投稿: beeswing | 2006/07/23 03:19
おひさです。またお茶しましょう。
進行役は吉田さんではなく伊東信宏さんでした。評論家がじつに6人、作曲家2人、新聞記者1人という参加者の構成がまず問題。やっぱり、それぞれの立場からせいぜいひとりずつ、それに音楽雑誌の編集者が入って、いま音楽雑誌がいかに壊滅的な状況かを語るべきです。
「いま音楽評論は可能か」っていうのは、評論家の立場からすれば根本的な問いかもしれませんが、むしろ「いま音楽評論は世の中から必要とされているのか」というほうがリアルでしょう。

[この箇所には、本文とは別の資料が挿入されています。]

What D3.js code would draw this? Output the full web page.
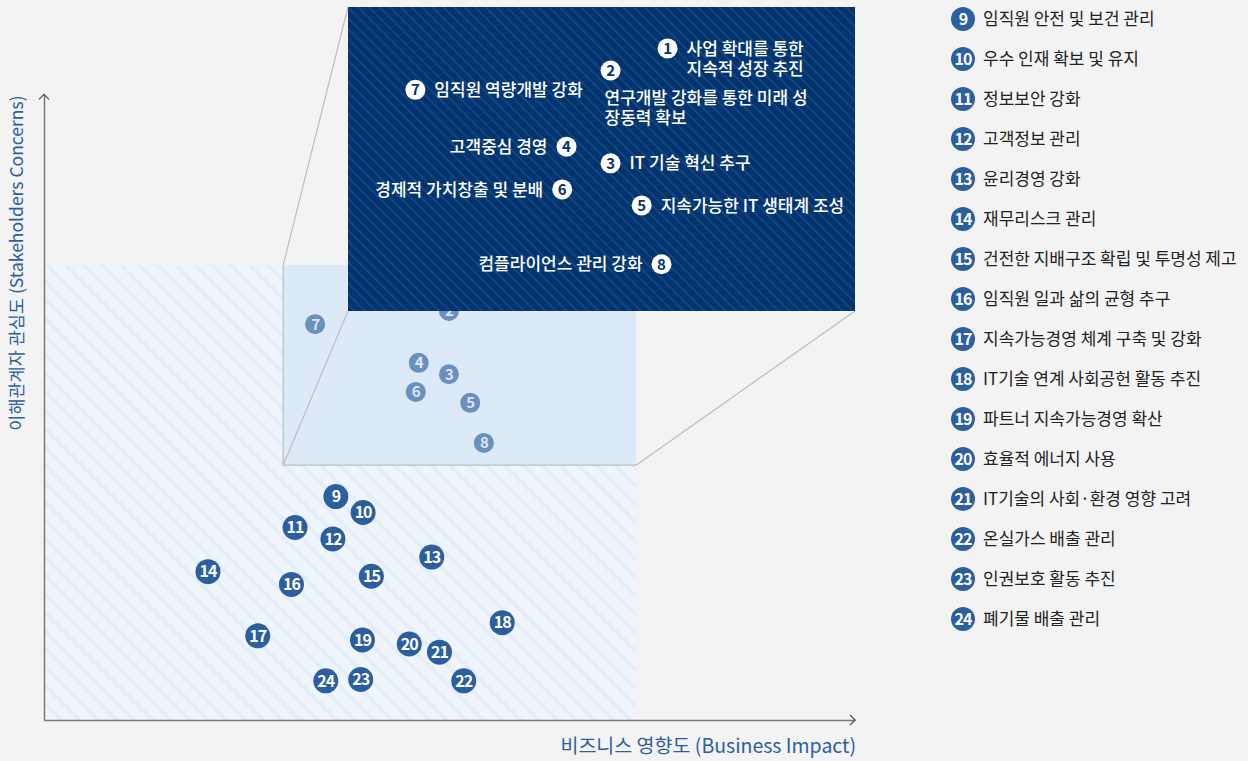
<!DOCTYPE html>
<html>
<head>
<meta charset="utf-8">
<script src="https://cdn.jsdelivr.net/npm/d3@7"></script>
<style>
  html, body { margin: 0; padding: 0; background: #f2f3f2; }
  svg { display: block; font-family: "Noto Sans CJK KR", "Noto Sans", sans-serif; }
</style>
</head>
<body>
<svg id="chart" width="1248" height="761"></svg>
<script>
// topic names, index = topic number - 1
var topics = [
    '사업 확대를 통한\n지속적 성장 추진',
    '연구개발 강화를 통한 미래 성\n장동력 확보',
    'IT 기술 혁신 추구',
    '고객중심 경영',
    '지속가능한 IT 생태계 조성',
    '경제적 가치창출 및 분배',
    '임직원 역량개발 강화',
    '컴플라이언스 관리 강화',
    '임직원 안전 및 보건 관리',
    '우수 인재 확보 및 유지',
    '정보보안 강화',
    '고객정보 관리',
    '윤리경영 강화',
    '재무리스크 관리',
    '건전한 지배구조 확립 및 투명성 제고',
    '임직원 일과 삶의 균형 추구',
    '지속가능경영 체계 구축 및 강화',
    'IT기술 연계 사회공헌 활동 추진',
    '파트너 지속가능경영 확산',
    '효율적 에너지 사용',
    'IT기술의 사회·환경 영향 고려',
    '온실가스 배출 관리',
    '인권보호 활동 추진',
    '폐기물 배출 관리'
];

// business impact (x) and stakeholder concern (y), 0-100
var impact  = [75.0, 68.4, 68.4, 63.3, 72.0, 62.8, 45.8, 74.3,
               49.3, 53.9, 42.4, 48.8, 65.5, 27.7, 55.3, 41.8,
               36.1, 77.4, 53.8, 61.7, 66.8, 70.9, 53.5, 47.6];
var concern = [93.2, 89.9, 76.0, 78.5, 69.7, 72.1, 87.0, 60.9,
               49.1, 45.6, 42.3, 39.8, 35.8, 32.6, 31.6, 29.8,
               18.5, 21.4, 17.6, 16.7, 14.9, 8.6, 8.9, 8.6];

// the first 8 topics are the material ones shown in the zoom panel
var materialCount = 8;
var insetLabelSide = ['right', 'below', 'right', 'left', 'right', 'left', 'right', 'left'];

// highlighted area and the area the zoom panel actually shows
var highlightX = [40.4, 100], highlightY = [56, 100];
var zoomX = [38.0, 96.7], zoomY = [53.9, 99.4];
var axisMaxX = 137, axisMaxY = 137.5;

var data = topics.map(function(name, i) {
    return { no: i + 1, name: name, x: impact[i], y: concern[i] };
});

var svg = d3.select('#chart');
var defs = svg.append('defs');

// diagonal hatch patterns
function hatch(id, bg, stroke, size, lw) {
    var p = defs.append('pattern')
        .attr('id', id)
        .attr('patternUnits', 'userSpaceOnUse')
        .attr('width', size)
        .attr('height', size)
        .attr('patternTransform', 'rotate(-45)');
    p.append('rect').attr('width', size).attr('height', size).attr('fill', bg);
    p.append('rect').attr('width', lw).attr('height', size).attr('fill', stroke);
}
hatch('hatchLight', '#f0f5fb', '#e5edf8', 13, 4);
hatch('hatchDark', '#023470', '#1a4980', 7.5, 1.5);

// scales
var xScale = d3.scaleLinear().domain([0, 100]).range([44, 636]);
var yScale = d3.scaleLinear().domain([0, 100]).range([720, 265]);
var zx = d3.scaleLinear().domain(zoomX).range([348, 855]);
var zy = d3.scaleLinear().domain(zoomY).range([311, 7]);

var blue = '#2c5f9f';
var lineGray = '#bdbdbd';

// light background area
svg.append('rect')
    .attr('x', xScale(0)).attr('y', yScale(100))
    .attr('width', xScale(100) - xScale(0))
    .attr('height', yScale(0) - yScale(100))
    .attr('fill', 'url(#hatchLight)');

// highlighted area
var hx0 = xScale(highlightX[0]), hx1 = xScale(highlightX[1]);
var hy0 = yScale(highlightY[0]), hy1 = yScale(highlightY[1]);
svg.append('rect')
    .attr('x', hx0).attr('y', hy1)
    .attr('width', hx1 - hx0).attr('height', hy0 - hy1)
    .attr('fill', '#dceaf7');

var bx0 = zx(zoomX[0]), bx1 = zx(zoomX[1]);
var by0 = zy(zoomY[0]), by1 = zy(zoomY[1]);

var guides = [
    [[hx0, hy1], [hx0, hy0]],
    [[hx0, hy0], [hx1, hy0]],
    [[hx0, hy1], [bx0, by1]],
    [[hx0, hy0], [bx0, by0]],
    [[hx1, hy0], [bx1, by0]],
    [[hx1, hy1], [bx1, by1]]
];
svg.append('g').selectAll('path')
    .data(guides)
    .join('path')
    .attr('d', d3.line())
    .attr('fill', 'none')
    .attr('stroke', lineGray)
    .attr('stroke-width', 1.2);

// points
var pts = svg.append('g').selectAll('g')
    .data(data)
    .join('g')
    .attr('transform', function(d) { return 'translate(' + xScale(d.x) + ',' + yScale(d.y) + ')'; });

pts.append('circle')
    .attr('r', function(d) { return d.no <= materialCount ? 10 : 12.5; })
    .attr('fill', blue)
    .attr('fill-opacity', function(d) { return d.no <= materialCount ? 0.65 : 1; });

pts.append('text')
    .attr('text-anchor', 'middle')
    .attr('dy', '0.36em')
    .attr('fill', '#fff')
    .attr('font-size', function(d) { return d.no <= materialCount ? 15 : 16; })
    .attr('font-weight', 'bold')
    .attr('letter-spacing', -1)
    .attr('fill-opacity', function(d) { return d.no <= materialCount ? 0.8 : 1; })
    .text(function(d) { return d.no; });

// zoom panel
svg.append('rect')
    .attr('x', bx0).attr('y', by1)
    .attr('width', bx1 - bx0).attr('height', by0 - by1)
    .attr('fill', 'url(#hatchDark)');

var inset = svg.append('g').selectAll('g')
    .data(data.slice(0, materialCount))
    .join('g')
    .attr('transform', function(d) { return 'translate(' + zx(d.x) + ',' + zy(d.y) + ')'; });

inset.append('circle').attr('r', 10).attr('fill', '#fff');
inset.append('text')
    .attr('text-anchor', 'middle')
    .attr('dy', '0.36em')
    .attr('fill', '#023470')
    .attr('font-size', 15)
    .attr('font-weight', 'bold')
    .text(function(d) { return d.no; });

inset.append('text')
    .attr('fill', '#fff')
    .attr('font-size', 17)
    .attr('font-weight', 500)
    .attr('text-anchor', function(d) { return insetLabelSide[d.no - 1] === 'left' ? 'end' : 'start'; })
    .each(function(d) {
        var side = insetLabelSide[d.no - 1];
        var lines = d.name.split('\n');
        var x = side === 'right' ? 19 : side === 'left' ? -19 : -6;
        var y0 = side === 'below' ? 27 : 0;
        d3.select(this).selectAll('tspan')
            .data(lines)
            .join('tspan')
            .attr('x', x)
            .attr('y', function(l, j) { return y0 + j * 20; })
            .attr('dy', '0.36em')
            .text(function(l) { return l; });
    });

// axes
var xAxisScale = d3.scaleLinear().domain([0, axisMaxX]).range([xScale(0), xScale(axisMaxX)]);
var yAxisScale = d3.scaleLinear().domain([0, axisMaxY]).range([yScale(0), yScale(axisMaxY)]);

var gx = svg.append('g')
    .attr('transform', 'translate(0,' + yScale(0) + ')')
    .call(d3.axisBottom(xAxisScale).ticks(0).tickSizeOuter(0));
var gy = svg.append('g')
    .attr('transform', 'translate(' + xScale(0) + ',0)')
    .call(d3.axisLeft(yAxisScale).ticks(0).tickSizeOuter(0));
[gx, gy].forEach(function(g) {
    g.select('.domain').attr('stroke', '#777').attr('stroke-width', 1.5);
});

// arrow heads
var ax = xAxisScale(axisMaxX), ay = yAxisScale(axisMaxY);
svg.append('path')
    .attr('d', d3.line()([[ax - 5, yScale(0) - 5], [ax, yScale(0)], [ax - 5, yScale(0) + 5]]))
    .attr('fill', 'none').attr('stroke', '#555').attr('stroke-width', 1.3);
svg.append('path')
    .attr('d', d3.line()([[xScale(0) - 5, ay + 5], [xScale(0), ay], [xScale(0) + 5, ay + 5]]))
    .attr('fill', 'none').attr('stroke', '#555').attr('stroke-width', 1.3);

// axis titles
svg.append('text')
    .attr('x', ax + 1)
    .attr('y', 746)
    .attr('dy', '0.36em')
    .attr('text-anchor', 'end')
    .attr('fill', blue)
    .attr('font-size', 19.5)
    .text('비즈니스 영향도 (Business Impact)');

svg.append('text')
    .attr('transform', 'translate(17,' + (ay + 1) + ') rotate(-90)')
    .attr('dy', '0.36em')
    .attr('text-anchor', 'end')
    .attr('fill', blue)
    .attr('font-size', 17.5)
    .text('이해관계자 관심도 (Stakeholders Concerns)');

// legend for topics 9-24
var legend = svg.append('g').selectAll('g')
    .data(data.slice(materialCount))
    .join('g')
    .attr('transform', function(d, i) { return 'translate(963,' + (19 + i * 40) + ')'; });

legend.append('circle').attr('r', 12).attr('fill', blue);
legend.append('text')
    .attr('text-anchor', 'middle')
    .attr('dy', '0.36em')
    .attr('fill', '#fff')
    .attr('font-size', 16)
    .attr('font-weight', 'bold')
    .attr('letter-spacing', -1)
    .text(function(d) { return d.no; });
legend.append('text')
    .attr('x', 20)
    .attr('dy', '0.36em')
    .attr('fill', '#222')
    .attr('font-size', 17)
    .text(function(d) { return d.name; });
</script>
</body>
</html>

投稿: genki | 2006/07/23 21:55
粗雑な物言いをしちゃうと、「音楽評論は可能か」という問いに立ち止まったまま食べていける人はいないわけで^^;、たしかに「必要とされているのか」という問いのほうがリアルですよね。自分が書いているものが「必要とされているのか?」とまったく考えずに文章を書く人はいない。ぼくとしては「喜ばれているのか?」のほうに少しシフトして考えたい気持ちですが。きちんと考えるなら、基本的な概念を問い直せる音楽学者も一人入れたい。
投稿: beeswing | 2006/07/24 13:45
岡田暁生さん、伊東信宏さんはまっとうな音楽学者ですから、「音楽評論とはなにか」をじゅうぶんに語れるはずですが、どうも話はそういう方向へはいかず、「音楽評論が需要供給ともになりたっている」という前提のもとに話が始まっちゃった感じでした。
あと、岡田氏、伊東氏、片山氏の3人とも朝日新聞の音楽評を担当している、というのも、うーむ、な感あり。朝日新聞のなかでは、ひと晩で終わっちゃう音楽というのは、美術や演劇に比して肩身が狭いそうですが、それはひじょうにローカルかつ特殊な事情であって、音楽だけをあつかう音楽雑誌のなかで、他の音楽情報にくらべて「音楽評論」が、「いらないよ」といわれている現状のほうが、よりリアルで切実でしょう。
ネットの話がまったくでなかったのも、ひじょうに不思議な感じでした。